Cal will look to feed Anigwe early and often — she takes almost 14 shots per game. Her ability to take — and make — so many shots is crucial for the Bears, because the offense works best when it exploits Anigwe’s efficiency in the post. Opposing defenses know to be wary of her back-to-the-basket touches, so they sometimes double her before she even gets the ball. This makes things much easier for the other Bears, as they’re guaranteed to have an open player who can either take her shot or take advantage of a scrambling defense.
It’s all made possible by Anigwe and helped by the fact that Cal’s whole starting lineup is adept at putting the ball in the basket. They all shoot at least 41 percent from the floor except sophomore guard Gabby Green, and even Green buoys the Bears’ offense through her role as one of its primary facilitators.

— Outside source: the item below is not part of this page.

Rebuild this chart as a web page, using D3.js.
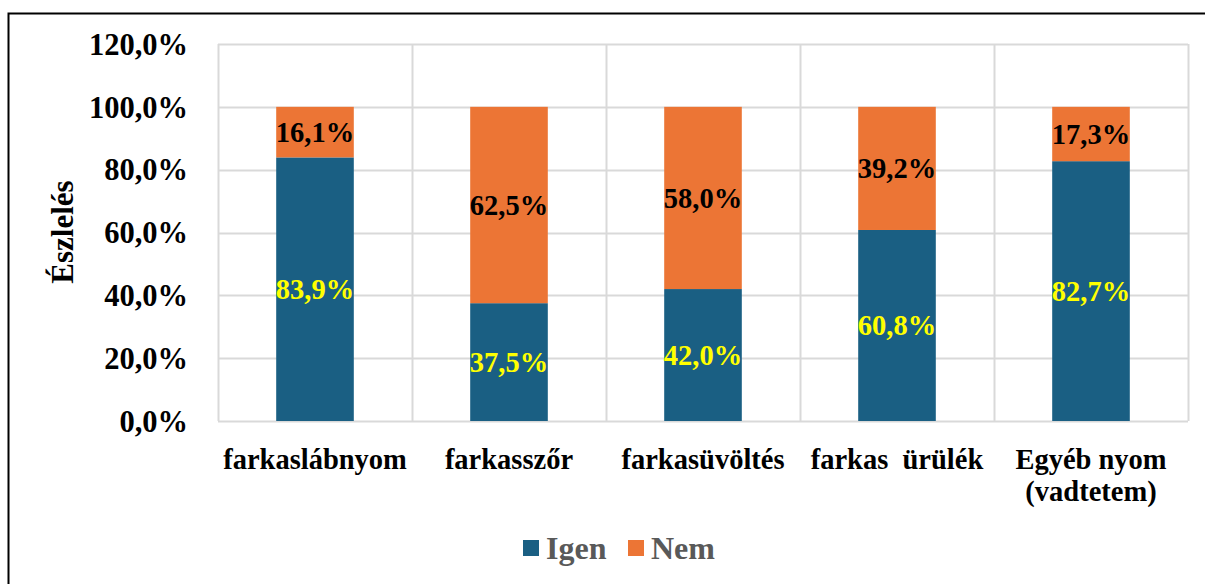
<!DOCTYPE html>
<html>
<head>
<meta charset="utf-8">
<script src="https://cdn.jsdelivr.net/npm/d3@7"></script>
<style>
  body { margin: 0; background: #fff; }
  text { font-family: "Liberation Serif", "Times New Roman", serif; font-weight: bold; }
</style>
</head>
<body>
<div id="chart"></div>
<script>
// chart data
var categories = ["farkaslábnyom", "farkasszőr", "farkasüvöltés", "farkas  ürülék", "Egyéb nyom\n(vadtetem)"];
var igen = [0.839, 0.375, 0.420, 0.608, 0.827];
var nem = [0.161, 0.625, 0.580, 0.392, 0.173];
var yTicks = [0, 0.2, 0.4, 0.6, 0.8, 1.0, 1.2];
var seriesNames = ["Igen", "Nem"];

var colors = { Igen: "#1a5f83", Nem: "#ec7535" };
var labelColors = { Igen: "#ffff00", Nem: "#000000" };

var W = 1205, H = 584;
var plot = { left: 218, right: 1188, top: 44, bottom: 421 };

var svg = d3.select("#chart")
    .append("svg")
    .attr("width", W)
    .attr("height", H);

svg.append("rect").attr("width", W).attr("height", H).attr("fill", "#fff");

// outer frame (only top and left visible)
svg.append("path")
    .attr("d", "M8.5," + H + "V13.5H" + W)
    .attr("fill", "none")
    .attr("stroke", "#000")
    .attr("stroke-width", 2);

var hu = d3.formatLocale({ decimal: ",", thousands: " ", grouping: [3], currency: ["", ""] });
var pct = hu.format(".1%");

var x = d3.scaleBand()
    .domain(categories)
    .range([plot.left, plot.right])
    .padding(0);

var y = d3.scaleLinear()
    .domain([0, 1.2])
    .range([plot.bottom, plot.top]);

// horizontal gridlines
svg.append("g")
    .selectAll("line")
    .data(yTicks)
    .enter().append("line")
    .attr("x1", plot.left)
    .attr("x2", plot.right)
    .attr("y1", d => Math.round(y(d)) + 0.5)
    .attr("y2", d => Math.round(y(d)) + 0.5)
    .attr("stroke", "#d9d9d9")
    .attr("stroke-width", 2);

// vertical gridlines at category boundaries
var bounds = categories.map(c => x(c)).concat([plot.right]);
svg.append("g")
    .selectAll("line")
    .data(bounds)
    .enter().append("line")
    .attr("x1", d => Math.round(d) + 0.5)
    .attr("x2", d => Math.round(d) + 0.5)
    .attr("y1", plot.top)
    .attr("y2", plot.bottom)
    .attr("stroke", "#d9d9d9")
    .attr("stroke-width", 2);

// y tick labels
svg.append("g")
    .selectAll("text")
    .data(yTicks)
    .enter().append("text")
    .attr("x", 188)
    .attr("y", d => y(d))
    .attr("dy", "0.35em")
    .attr("text-anchor", "end")
    .style("font-size", "30.5px")
    .attr("fill", "#000")
    .text(d => pct(d));

// y axis title
svg.append("text")
    .attr("transform", "translate(62," + 232 + ") rotate(-90)")
    .attr("dy", "0.35em")
    .attr("text-anchor", "middle")
    .style("font-size", "31px")
    .text("Észlelés");

// stacked bars
var rows = categories.map((c, i) => ({ cat: c, Igen: igen[i], Nem: nem[i] }));
var stack = d3.stack().keys(seriesNames)(rows);
var barW = x.bandwidth() * 0.4;

var layers = svg.append("g")
    .selectAll("g")
    .data(stack)
    .enter().append("g")
    .attr("fill", d => colors[d.key]);

layers.selectAll("rect")
    .data(d => d.map(p => ({ key: d.key, p: p })))
    .enter().append("rect")
    .attr("x", d => x(d.p.data.cat) + (x.bandwidth() - barW) / 2)
    .attr("y", d => y(d.p[1]))
    .attr("width", barW)
    .attr("height", d => y(d.p[0]) - y(d.p[1]));

// data labels
layers.selectAll("text")
    .data(d => d.map(p => ({ key: d.key, p: p })))
    .enter().append("text")
    .attr("x", d => x(d.p.data.cat) + x.bandwidth() / 2)
    .attr("y", d => y((d.p[0] + d.p[1]) / 2))
    .attr("dy", "0.35em")
    .attr("text-anchor", "middle")
    .style("font-size", "28.5px")
    .attr("fill", d => labelColors[d.key])
    .text(d => pct(d.p[1] - d.p[0]));

// category labels
var xl = svg.append("g")
    .selectAll("text")
    .data(categories)
    .enter().append("text")
    .attr("x", d => x(d) + x.bandwidth() / 2)
    .attr("y", 459)
    .attr("text-anchor", "middle")
    .style("font-size", "28.5px")
    .style("white-space", "pre")
    .attr("fill", "#000");

xl.selectAll("tspan")
    .data(d => d.split("\n"))
    .enter().append("tspan")
    .attr("x", function () { return d3.select(this.parentNode).attr("x"); })
    .attr("dy", (d, i) => i === 0 ? "0.35em" : "32px")
    .text(d => d);

// legend
var legend = svg.append("g").attr("class", "legend");
var legendX = [523, 628];
seriesNames.forEach(function (s, i) {
    legend.append("rect")
        .attr("x", legendX[i])
        .attr("y", 540)
        .attr("width", 16)
        .attr("height", 16)
        .attr("fill", colors[s]);
    legend.append("text")
        .attr("x", legendX[i] + 23)
        .attr("y", 548)
        .attr("dy", "0.35em")
        .style("font-size", "32px")
        .attr("fill", "#595959")
        .text(s);
});
</script>
</body>
</html>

Where Cal has run into problems is when it has to sit its starters, as the Bears only have one nonstarter averaging close to 20 minutes per game and generally only play eight players in each game. Cal’s starting lineup is often gassed by the ends of games and that fatigue is setting in earlier and earlier as the season progresses, with the wear and tear of so much playing time putting the Bears in a tough position to succeed.
This lack of energy could be the deciding factor in a rematch of two teams that seems fairly even, despite UCLA’s better recent record. If Cal, which hasn’t played since Sunday, can get past this, however, it will have a chance to get itself back in the thick of a competitive Pac-12 race.